Satan, also played by Marins (hey, why not?), sits upon his bloody throne, laughing uproariously as he zaps unfortunate sinners with lightning bolts, causing severed limbs to fly across the screen in a vision straight from the mind of a rabid eight year old boy. Rivers of stage-blood run through channels crudely hacked into the sets; naked women are bloodily crucified as boa constrictors crawl around their necks; floors and walls that looks like regurgitated pizza throb and moan with the torments of the damned; disconnected heads and body parts wave frantically through gaps in the ceiling. And meanwhile, cult film fans the world over proceed to foam at the mouth, fall off their chairs or manifest other suitably extreme reactions in sheer disbelief that their was some deranged guy with no money in the middle of Brazil actually MAKING THIS CRAP HAPPEN, AND FILMING IT.
It is a strange kind of joy to try to explain, that exquisite “I can’t believe I am actually seeing this” feeling.

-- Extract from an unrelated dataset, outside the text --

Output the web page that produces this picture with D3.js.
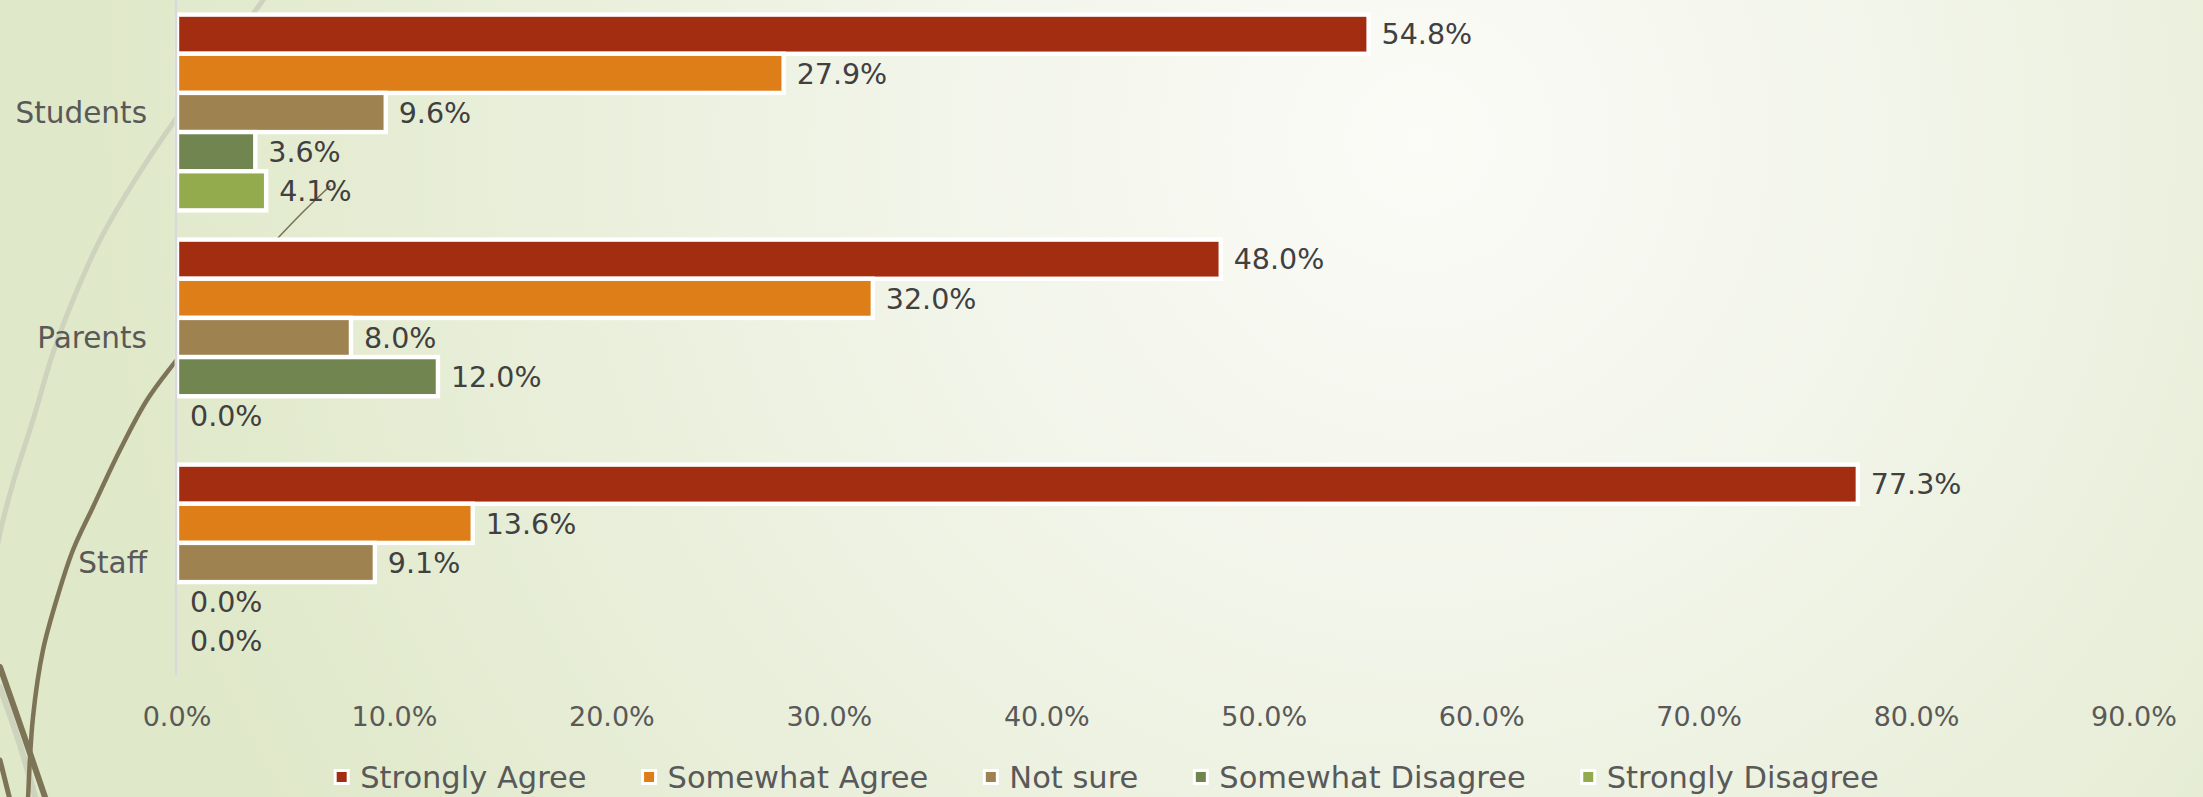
<!DOCTYPE html>
<html>
<head>
<meta charset="utf-8">
<script src="https://d3js.org/d3.v7.min.js"></script>
<style>
  html, body { margin: 0; padding: 0; overflow: hidden; }
  text { font-family: "DejaVu Sans", sans-serif; }
</style>
</head>
<body>
<div id="chart"></div>
<script>
var categories = ["Students", "Parents", "Staff"];
var seriesNames = ["Strongly Agree", "Somewhat Agree", "Not sure", "Somewhat Disagree", "Strongly Disagree"];
var seriesColors = ["#A32D10", "#DD7E18", "#9E8250", "#718551", "#94AB4D"];

var stronglyAgree = [54.8, 48.0, 77.3];
var somewhatAgree = [27.9, 32.0, 13.6];
var notSure = [9.6, 8.0, 9.1];
var somewhatDisagree = [3.6, 12.0, 0.0];
var stronglyDisagree = [4.1, 0.0, 0.0];

var tickValues = [0, 10, 20, 30, 40, 50, 60, 70, 80, 90];

var allSeries = [stronglyAgree, somewhatAgree, notSure, somewhatDisagree, stronglyDisagree];

var width = 2203,
    height = 797;

var svg = d3.select("#chart")
  .append("svg")
    .attr("width", width)
    .attr("height", height);

// slide background
var defs = svg.append("defs");
var grad = defs.append("radialGradient")
    .attr("id", "bg")
    .attr("gradientUnits", "userSpaceOnUse")
    .attr("cx", 1420).attr("cy", 140).attr("r", 1350);
grad.append("stop").attr("offset", "0").attr("stop-color", "#FBFBF7");
grad.append("stop").attr("offset", "0.35").attr("stop-color", "#F2F5EA");
grad.append("stop").attr("offset", "1").attr("stop-color", "#DFE8C8");

svg.append("rect")
    .attr("width", width)
    .attr("height", height)
    .attr("fill", "url(#bg)");

// theme decoration curves
var deco = svg.append("g").attr("fill", "none").attr("stroke-linecap", "round");
var curve = d3.line().curve(d3.curveCatmullRom);
deco.append("path")
    .attr("d", curve([[275, -18], [263, 0], [175, 120], [133, 183], [100, 240], [73, 300], [53, 353],
                      [33, 420], [13, 483], [0, 533], [-8, 575]]))
    .attr("stroke", "#CDD3BD").attr("stroke-width", 5);
deco.append("path")
    .attr("d", curve([[0, 687], [20, 745], [36, 800]]))
    .attr("stroke", "#CDD3BD").attr("stroke-width", 6);
deco.append("path")
    .attr("d", curve([[0, 667], [22, 730], [46, 800]]))
    .attr("stroke", "#7D7457").attr("stroke-width", 6);
deco.append("path")
    .attr("d", curve([[0, 760], [10, 800]]))
    .attr("stroke", "#7D7457").attr("stroke-width", 5);
deco.append("path")
    .attr("d", curve([[330, 186], [300, 215], [262, 255]]))
    .attr("stroke", "#7D7457").attr("stroke-width", 1.6);
deco.append("path")
    .attr("d", curve([[262, 255], [218, 308], [175, 362], [147, 400], [120, 450], [93, 507], [73, 550],
                      [58, 595], [43, 650], [33, 717], [28, 800]]))
    .attr("stroke", "#7D7457").attr("stroke-width", 4.5);

// scales
var x = d3.scaleLinear()
  .domain([0, 90])
  .range([177, 2134]);

var y0 = d3.scaleBand()
  .domain(categories)
  .range([0, 675]);

var y1 = d3.scaleBand()
  .domain(seriesNames)
  .range([0, y0.bandwidth()])
  .paddingOuter(0.373)
  .paddingInner(0);

var rows = [];
categories.forEach(function(c, i) {
  seriesNames.forEach(function(s, j) {
    rows.push({cat: c, series: s, color: seriesColors[j], value: allSeries[j][i]});
  });
});

// bars
svg.append("g")
  .selectAll("rect")
  .data(rows.filter(function(d) { return d.value > 0; }))
  .enter()
  .append("rect")
    .attr("x", x(0))
    .attr("y", function(d) { return y0(d.cat) + y1(d.series); })
    .attr("width", function(d) { return x(d.value) - x(0); })
    .attr("height", y1.bandwidth())
    .attr("fill", function(d) { return d.color; })
    .attr("stroke", "#FFFFFF")
    .attr("stroke-width", 4.4);

// vertical axis line
svg.append("line")
    .attr("x1", x(0) - 1).attr("x2", x(0) - 1)
    .attr("y1", y0.range()[0]).attr("y2", y0.range()[1])
    .attr("stroke", "#D9D9D9")
    .attr("stroke-width", 2.5);

// data labels
svg.append("g")
  .selectAll("text")
  .data(rows)
  .enter()
  .append("text")
    .attr("x", function(d) { return x(d.value) + 13; })
    .attr("y", function(d) { return y0(d.cat) + y1(d.series) + y1.bandwidth() / 2; })
    .attr("dy", "0.36em")
    .attr("fill", "#404040")
    .style("font-size", "28.5px")
    .text(function(d) { return d.value.toFixed(1) + "%"; });

// category labels
svg.append("g")
  .selectAll("text")
  .data(categories)
  .enter()
  .append("text")
    .attr("x", 147)
    .attr("y", function(d) { return y0(d) + y0.bandwidth() / 2; })
    .attr("dy", "0.36em")
    .attr("text-anchor", "end")
    .attr("fill", "#595959")
    .style("font-size", "29.5px")
    .text(function(d) { return d; });

// X axis tick labels
svg.append("g")
  .selectAll("text")
  .data(tickValues)
  .enter()
  .append("text")
    .attr("x", function(d) { return x(d); })
    .attr("y", 716)
    .attr("dy", "0.36em")
    .attr("text-anchor", "middle")
    .attr("fill", "#595959")
    .style("font-size", "27px")
    .text(function(d) { return d.toFixed(1) + "%"; });

// legend
var legend = svg.append("g");
var items = legend.selectAll("g")
  .data(seriesNames)
  .enter()
  .append("g");

items.append("rect")
    .attr("width", 13)
    .attr("height", 13)
    .attr("y", 777 - 6.5)
    .attr("fill", function(d, i) { return seriesColors[i]; })
    .attr("stroke", "#FFFFFF")
    .attr("stroke-width", 3);

items.append("text")
    .attr("x", 25)
    .attr("y", 777)
    .attr("dy", "0.36em")
    .attr("fill", "#595959")
    .style("font-size", "30.5px")
    .text(function(d) { return d; });

var offsets = [], total = 0;
items.each(function() {
  var w = 25 + d3.select(this).select("text").node().getComputedTextLength();
  offsets.push(total);
  total += w + 56;
});
total -= 56;
var startX = 1107 - total / 2;
items.attr("transform", function(d, i) { return "translate(" + (startX + offsets[i]) + ",0)"; });
</script>
</body>
</html>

It’s not big, and it’s not clever, but it’s a form of joy all the same, and probably the reason I keep firing up movies like this when I could be doing something sensible.

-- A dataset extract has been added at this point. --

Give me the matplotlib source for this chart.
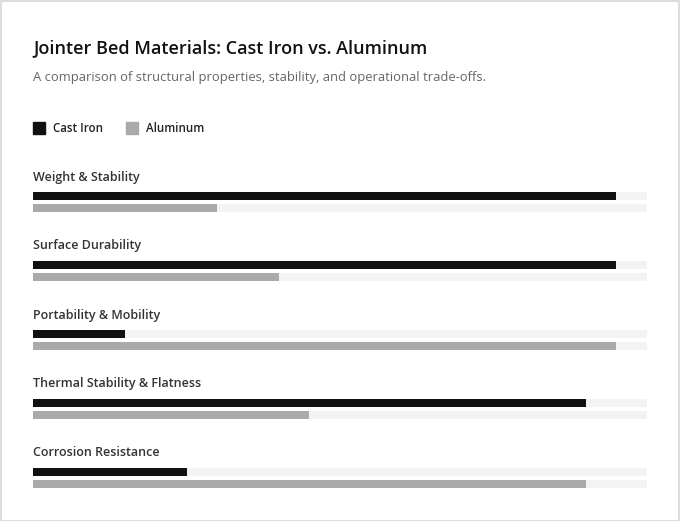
import matplotlib.pyplot as plt
from matplotlib.patches import Rectangle

categories = ['Weight & Stability', 'Surface Durability', 'Portability & Mobility',
              'Thermal Stability & Flatness', 'Corrosion Resistance']
cast_iron = [95, 95, 15, 90, 25]
aluminum = [30, 40, 95, 45, 90]
series_names = ['Cast Iron', 'Aluminum']

dark = '#111111'
light = '#aaaaaa'
track = '#f3f3f3'

W, H = 680, 521
fig = plt.figure(figsize=(W / 100, H / 100), dpi=100)
fig.patch.set_facecolor('white')
fig.patches.append(Rectangle((0.5 / W, 0.5 / H), 1 - 1.5 / W, 1 - 1.5 / H,
                             transform=fig.transFigure, fill=False,
                             edgecolor='#dddddd', linewidth=1.5))

font = ['Open Sans', 'DejaVu Sans']
fig.text(33 / W, 1 - 48 / H, 'Jointer Bed Materials: Cast Iron vs. Aluminum',
         fontsize=13, color='#111111', family=font, weight='semibold', va='center')
fig.text(33 / W, 1 - 78 / H,
         'A comparison of structural properties, stability, and operational trade-offs.',
         fontsize=9.4, color='#666666', family=font, va='center')

# legend
ax_leg = fig.add_axes([0, 0, 1, 1])
ax_leg.set_xlim(0, W)
ax_leg.set_ylim(H, 0)
ax_leg.axis('off')
for (x0, name, c) in [(33, series_names[0], dark), (126, series_names[1], light)]:
    ax_leg.add_patch(Rectangle((x0, 122), 12, 12, color=c))
    ax_leg.text(x0 + 20, 128, name, fontsize=8.3, color='#222222', family=font,
                weight='semibold', va='center')

# bars: x in 0..100, y in pixels
ax = fig.add_axes([33 / W, 0, 614 / W, 1])
ax.set_xlim(0, 100)
ax.set_ylim(H, 0)
ax.axis('off')

row0, step = 177, 69
for i, cat in enumerate(categories):
    y = row0 + i * step
    ax.text(0, y, cat, fontsize=9.0, color='#333333', family=font,
            weight='semibold', va='center')
    ax.barh([y + 19, y + 31], [100, 100], height=8, color=track)
    ax.barh(y + 19, cast_iron[i], height=8, color=dark)
    ax.barh(y + 31, aluminum[i], height=8, color=light)

fig.savefig('out.png', dpi=100)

Overall, I’m starting to get the impression that the cinema of Jose Marins is rather like being trapped inside the seething, sweaty mind of some leather overcoat-clad, catholic guilt-wracked teenager – you know, the kind you probably knew some variation of in school/college who quotes bowdlerised Nietzsche and seems to have a very high opinion of himself, but is cripplingly terrified/fascinated by the perpetually distant opposite sex.
It is not a place I can really recommend spending time, but on the other hand it does lead us into a hallucinogenic cavalcade of truly horrific horrors, realised with the kind of lingering intensity that makes you suspect Marins never got over his teenage disappointment that when you go to see a movie called, say, ‘Pit of Bloody Horror’, you rarely get to see eighty minutes-worth of pits full of bloody horror, and decided it was his personal destiny to make amends for this failure, in the name of prurient, emotionally-stunted horror fans everywhere. And so, for those of us with a hardy constitution and at least a certain fondness for the prurient, emotionally-stunted horror fan that lurks within us all (ok, some of us more than others), films like “This Night I Will Possess Your Corpse” are irresistible, providing further proof, as if it were needed, that being out of one’s freakin’ mind can often convey just as many advantages upon an intrepid filmmaker as it can problems.